Copy each line of the data below exactly, leaving out pictures.

************

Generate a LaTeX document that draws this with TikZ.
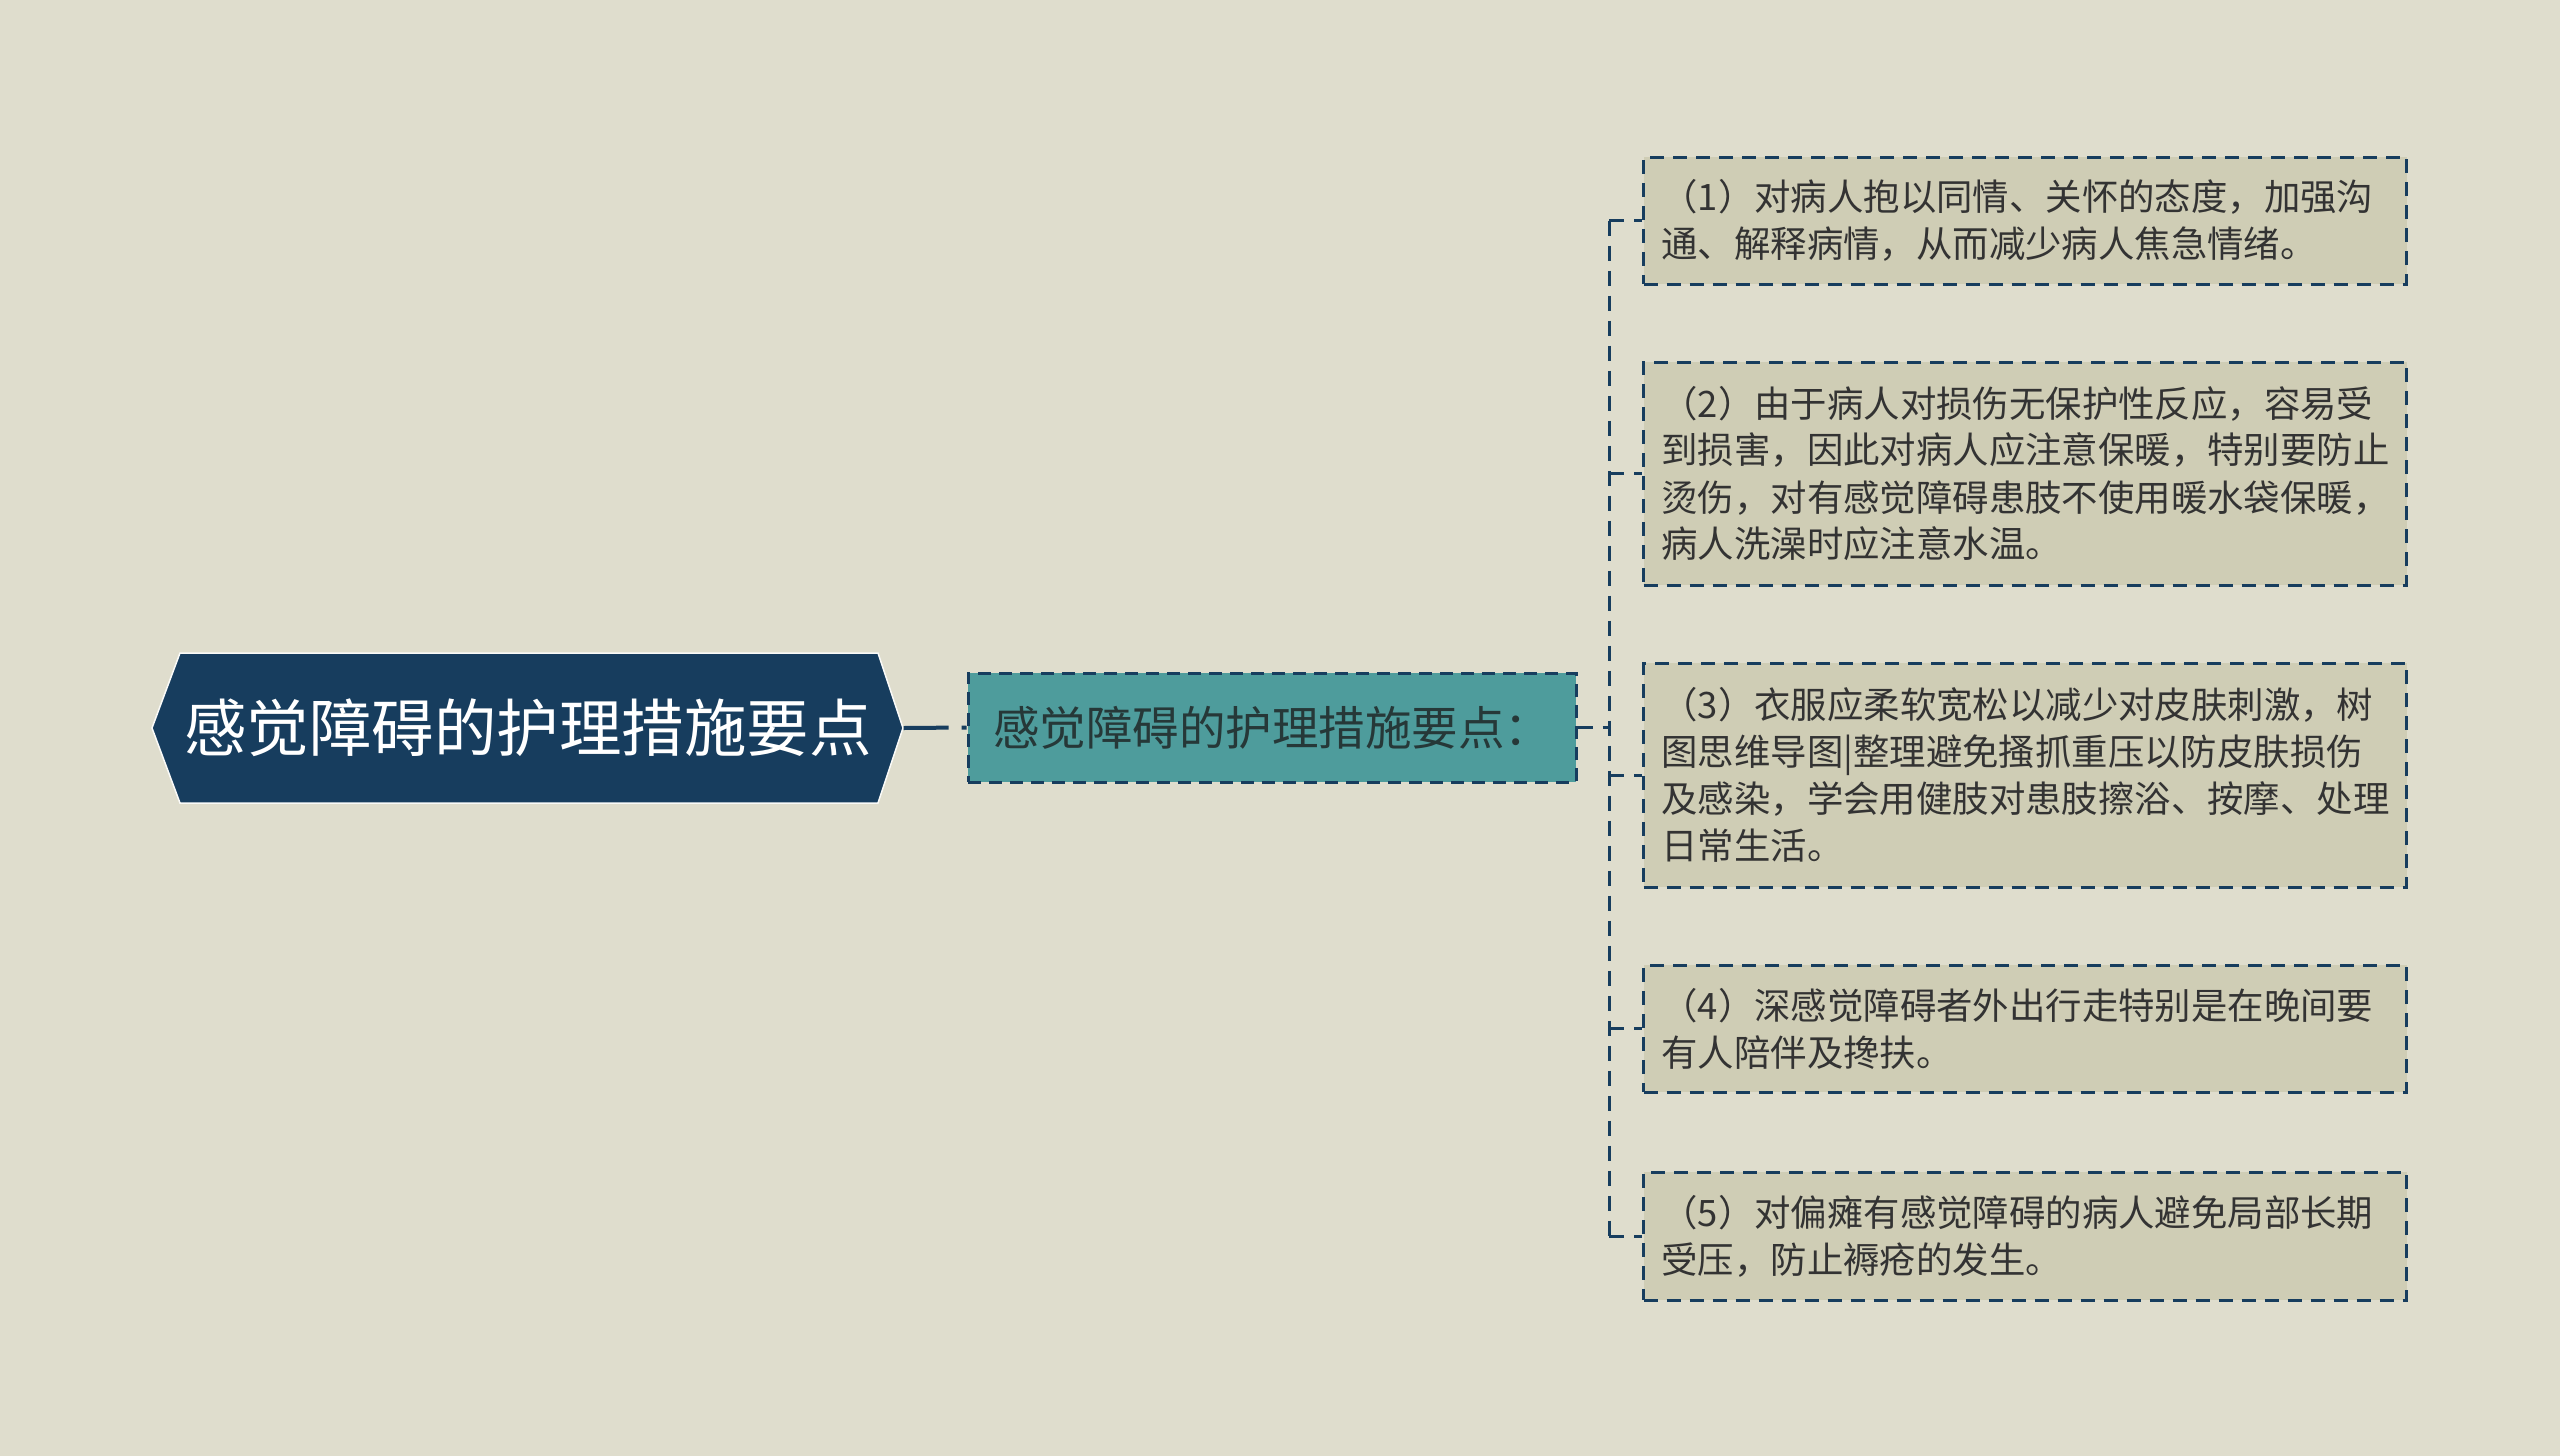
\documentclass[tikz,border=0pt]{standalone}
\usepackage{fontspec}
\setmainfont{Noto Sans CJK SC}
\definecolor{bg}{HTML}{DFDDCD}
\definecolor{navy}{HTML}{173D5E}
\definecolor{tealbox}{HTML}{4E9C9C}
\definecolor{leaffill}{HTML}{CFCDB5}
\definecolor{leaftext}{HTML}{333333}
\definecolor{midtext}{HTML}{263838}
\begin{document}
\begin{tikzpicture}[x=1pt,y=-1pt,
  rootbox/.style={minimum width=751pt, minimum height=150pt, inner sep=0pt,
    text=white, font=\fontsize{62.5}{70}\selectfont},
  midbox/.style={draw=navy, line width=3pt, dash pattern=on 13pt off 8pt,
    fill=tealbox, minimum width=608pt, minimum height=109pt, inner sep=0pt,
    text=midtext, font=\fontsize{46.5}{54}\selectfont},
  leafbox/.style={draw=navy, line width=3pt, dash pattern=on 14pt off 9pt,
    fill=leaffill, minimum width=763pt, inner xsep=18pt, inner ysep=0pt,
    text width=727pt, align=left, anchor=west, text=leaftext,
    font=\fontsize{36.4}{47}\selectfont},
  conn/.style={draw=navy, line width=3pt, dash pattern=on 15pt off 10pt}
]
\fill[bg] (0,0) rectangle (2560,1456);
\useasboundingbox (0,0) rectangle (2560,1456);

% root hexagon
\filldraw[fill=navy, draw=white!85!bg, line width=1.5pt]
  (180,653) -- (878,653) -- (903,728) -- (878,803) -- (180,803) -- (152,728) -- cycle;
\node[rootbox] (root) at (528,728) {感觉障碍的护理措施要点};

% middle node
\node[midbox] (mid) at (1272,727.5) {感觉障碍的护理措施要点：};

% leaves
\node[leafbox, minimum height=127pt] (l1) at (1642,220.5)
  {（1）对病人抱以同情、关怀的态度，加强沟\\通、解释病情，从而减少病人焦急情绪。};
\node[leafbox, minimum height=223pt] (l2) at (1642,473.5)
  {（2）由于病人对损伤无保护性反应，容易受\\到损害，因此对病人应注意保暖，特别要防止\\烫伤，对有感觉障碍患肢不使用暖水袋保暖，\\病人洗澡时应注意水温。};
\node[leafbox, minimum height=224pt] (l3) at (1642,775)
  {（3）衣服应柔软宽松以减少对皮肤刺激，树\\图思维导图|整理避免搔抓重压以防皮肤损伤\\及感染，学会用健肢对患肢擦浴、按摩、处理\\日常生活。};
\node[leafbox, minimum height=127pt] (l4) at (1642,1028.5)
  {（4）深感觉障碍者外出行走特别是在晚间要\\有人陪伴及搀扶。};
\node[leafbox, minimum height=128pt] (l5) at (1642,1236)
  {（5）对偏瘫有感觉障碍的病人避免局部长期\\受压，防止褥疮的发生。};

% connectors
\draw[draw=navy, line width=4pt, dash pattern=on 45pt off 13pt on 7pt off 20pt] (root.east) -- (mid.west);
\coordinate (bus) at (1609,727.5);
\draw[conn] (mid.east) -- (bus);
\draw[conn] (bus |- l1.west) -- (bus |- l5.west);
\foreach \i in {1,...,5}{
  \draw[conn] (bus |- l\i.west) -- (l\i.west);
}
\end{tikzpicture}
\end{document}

************

→ **Result of the task**
Generate a LaTeX document that draws this with TikZ.
\documentclass[tikz,border=0pt]{standalone}
\usepackage{fontspec}
\setmainfont{Noto Sans CJK SC}
\definecolor{bg}{HTML}{DFDDCD}
\definecolor{navy}{HTML}{173D5E}
\definecolor{tealbox}{HTML}{4E9C9C}
\definecolor{leaffill}{HTML}{CFCDB5}
\definecolor{leaftext}{HTML}{333333}
\definecolor{midtext}{HTML}{263838}
\begin{document}
\begin{tikzpicture}[x=1pt,y=-1pt,
  rootbox/.style={minimum width=751pt, minimum height=150pt, inner sep=0pt,
    text=white, font=\fontsize{62.5}{70}\selectfont},
  midbox/.style={draw=navy, line width=3pt, dash pattern=on 13pt off 8pt,
    fill=tealbox, minimum width=608pt, minimum height=109pt, inner sep=0pt,
    text=midtext, font=\fontsize{46.5}{54}\selectfont},
  leafbox/.style={draw=navy, line width=3pt, dash pattern=on 14pt off 9pt,
    fill=leaffill, minimum width=763pt, inner xsep=18pt, inner ysep=0pt,
    text width=727pt, align=left, anchor=west, text=leaftext,
    font=\fontsize{36.4}{47}\selectfont},
  conn/.style={draw=navy, line width=3pt, dash pattern=on 15pt off 10pt}
]
\fill[bg] (0,0) rectangle (2560,1456);
\useasboundingbox (0,0) rectangle (2560,1456);

% root hexagon
\filldraw[fill=navy, draw=white!85!bg, line width=1.5pt]
  (180,653) -- (878,653) -- (903,728) -- (878,803) -- (180,803) -- (152,728) -- cycle;
\node[rootbox] (root) at (528,728) {感觉障碍的护理措施要点};

% middle node
\node[midbox] (mid) at (1272,727.5) {感觉障碍的护理措施要点：};

% leaves
\node[leafbox, minimum height=127pt] (l1) at (1642,220.5)
  {（1）对病人抱以同情、关怀的态度，加强沟\\通、解释病情，从而减少病人焦急情绪。};
\node[leafbox, minimum height=223pt] (l2) at (1642,473.5)
  {（2）由于病人对损伤无保护性反应，容易受\\到损害，因此对病人应注意保暖，特别要防止\\烫伤，对有感觉障碍患肢不使用暖水袋保暖，\\病人洗澡时应注意水温。};
\node[leafbox, minimum height=224pt] (l3) at (1642,775)
  {（3）衣服应柔软宽松以减少对皮肤刺激，树\\图思维导图|整理避免搔抓重压以防皮肤损伤\\及感染，学会用健肢对患肢擦浴、按摩、处理\\日常生活。};
\node[leafbox, minimum height=127pt] (l4) at (1642,1028.5)
  {（4）深感觉障碍者外出行走特别是在晚间要\\有人陪伴及搀扶。};
\node[leafbox, minimum height=128pt] (l5) at (1642,1236)
  {（5）对偏瘫有感觉障碍的病人避免局部长期\\受压，防止褥疮的发生。};

% connectors
\draw[draw=navy, line width=4pt, dash pattern=on 45pt off 13pt on 7pt off 20pt] (root.east) -- (mid.west);
\coordinate (bus) at (1609,727.5);
\draw[conn] (mid.east) -- (bus);
\draw[conn] (bus |- l1.west) -- (bus |- l5.west);
\foreach \i in {1,...,5}{
  \draw[conn] (bus |- l\i.west) -- (l\i.west);
}
\end{tikzpicture}
\end{document}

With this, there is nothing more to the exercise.